1

I am successfully chaining two negative regex (C#/.NET) lookaheads to exclude <html> tags that contain ' amp' or ' ⚡':

regex101

<\s*?html((?!.*?\samp[\s>])(?!.*?\s⚡[\s>]).*?)>

But I was searching for a possibility to OR combine the two searches, something like [amp|⚡]:

<\s*?html((?!.*?\s[⚡|amp][\s>]).*?)>

Is that possible, and if so, what would be the correct syntax?

EDIT: I had an error in the initial question, because it didn't show quite what I wanted to capture: everything after html up to >, if it doesn't include amp or ⚡. Now the statements are right and also the regEx101. And a good solution has also been commented, that is to use () instead of []. So my current working solution is:

<\s*?html(
  (?!
    .*?
    \s(⚡|amp)[\s>]
  )
.*?)>
jamacoe
  • 519
  • 4
  • 16

1 Answers1

0

The correct syntax is using a group instead of a character class, but the pattern also has a few unnecessary parts.
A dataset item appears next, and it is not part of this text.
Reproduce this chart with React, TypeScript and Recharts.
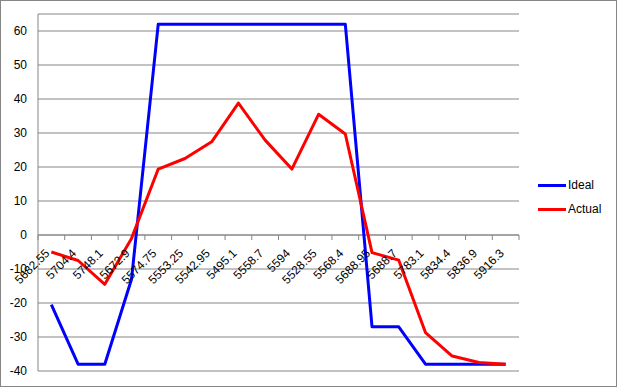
import React from 'react';
import { LineChart, Line, XAxis, YAxis, CartesianGrid, ReferenceLine } from 'recharts';

const categories = ['5682.55', '5704.4', '5748.1', '5672.9', '5574.75', '5553.25', '5542.95', '5495.1', '5558.7', '5594', '5528.55', '5568.4', '5688.95', '5688.7', '5783.1', '5834.4', '5836.9', '5916.3'];
const ideal = [-20.5, -38, -38, -13, 62, 62, 62, 62, 62, 62, 62, 62, -27, -27, -38, -38, -38, -38];
const actual = [-5, -7.5, -14.5, -1, 19.4, 22.5, 27.4, 38.8, 27.9, 19.4, 35.5, 29.7, -5.2, -7.4, -28.7, -35.6, -37.5, -38];
const yTicks = [-40, -30, -20, -10, 0, 10, 20, 30, 40, 50, 60];
const seriesNames = ['Ideal', 'Actual'];
const seriesColors = ['#0000FF', '#FF0000'];

const data = categories.map((c, i) => ({ cat: c, ideal: ideal[i], actual: actual[i], zero: 0 }));

const FONT = '"Liberation Sans", Arial, sans-serif';
const GRID = '#868686';

const AxisDot = (props: any) => {
  const { cx, cy, index, points } = props;
  if (cx == null || cy == null) return <g key={`t${index}`} />;
  let half = 13.35;
  if (points && points.length > 1) half = (points[1].x - points[0].x) / 2;
  const ax = cx - 1;
  const ay = cy + 19;
  return (
    <g key={`t${index}`}>
      {index === 0 && <line x1={cx - half} x2={cx - half} y1={cy} y2={cy + 5} stroke={GRID} strokeWidth={1} />}
      <line x1={cx + half} x2={cx + half} y1={cy} y2={cy + 5} stroke={GRID} strokeWidth={1} />
      <g transform={`translate(${ax.toFixed(2)},${ay.toFixed(2)}) rotate(-45)`}>
        <text x={0} y={0} textAnchor="end" fontSize={12} fontFamily={FONT} fill="#000">
          {categories[index]}
        </text>
      </g>
    </g>
  );
};

export default function App() {
  return (
    <div
      style={{
        position: 'absolute',
        left: 0,
        top: 0,
        width: 617,
        height: 387,
        boxSizing: 'border-box',
        border: `1px solid ${GRID}`,
        background: '#fff',
        fontFamily: FONT,
      }}
    >
      <LineChart width={615} height={385} data={data} margin={{ top: 13, right: 97, bottom: 15, left: 0 }}>
        <CartesianGrid vertical={false} stroke={GRID} strokeDasharray="" />
        <XAxis dataKey="cat" hide padding={{ left: 13.35, right: 13.35 }} />
        <YAxis
          width={37}
          domain={[-40, 65]}
          ticks={yTicks}
          allowDataOverflow
          interval={0}
          tickLine={false}
          tickSize={6}
          tickMargin={5}
          axisLine={{ stroke: GRID }}
          tick={{ fill: '#000', fontSize: 12, fontFamily: FONT }}
        />
        <ReferenceLine y={0} stroke={GRID} strokeWidth={1} />
        <Line
          dataKey="zero"
          stroke="none"
          isAnimationActive={false}
          legendType="none"
          activeDot={false}
          dot={AxisDot}
        />
        <Line dataKey="ideal" name={seriesNames[0]} stroke={seriesColors[0]} strokeWidth={3} dot={false} activeDot={false} isAnimationActive={false} strokeLinejoin="round" />
        <Line dataKey="actual" name={seriesNames[1]} stroke={seriesColors[1]} strokeWidth={3} dot={false} activeDot={false} isAnimationActive={false} strokeLinejoin="round" />
      </LineChart>
      <div style={{ position: 'absolute', left: 537, top: 172 }}>
        {seriesNames.map((n, i) => (
          <div key={n} style={{ display: 'flex', alignItems: 'center', height: 24 }}>
            <div style={{ width: 28, height: 3, background: seriesColors[i], marginRight: 2 }} />
            <span style={{ fontSize: 12, color: '#000', lineHeight: '14px' }}>{n}</span>
          </div>
        ))}
      </div>
    </div>
  );
}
  • You can remove .*? at the end as it will not match anything because it is optional, and adds nothing to the assertion.
  • You can remove the parenthesis here (.*)? including the question mark as the .* is already optional
  • You can remove the whole outer capturing group because the pattern inside it does not match anything.

If there are no further angle brackets after the opening <html you can write it as:

<html(?![^<>]* (?:amp|⚡)[ >])

Explanation

  • <html Match literally
  • (?! Negative lookahead
    • [^<>]* Optionally match any char except < and >
    • (?:amp|⚡)[ >] Match a space, either amp or ⚡ followed by either a space or >
  • ) Close the lookahead

Regex demo

The fourth bird
  • 154,723
  • 16
  • 55
  • 70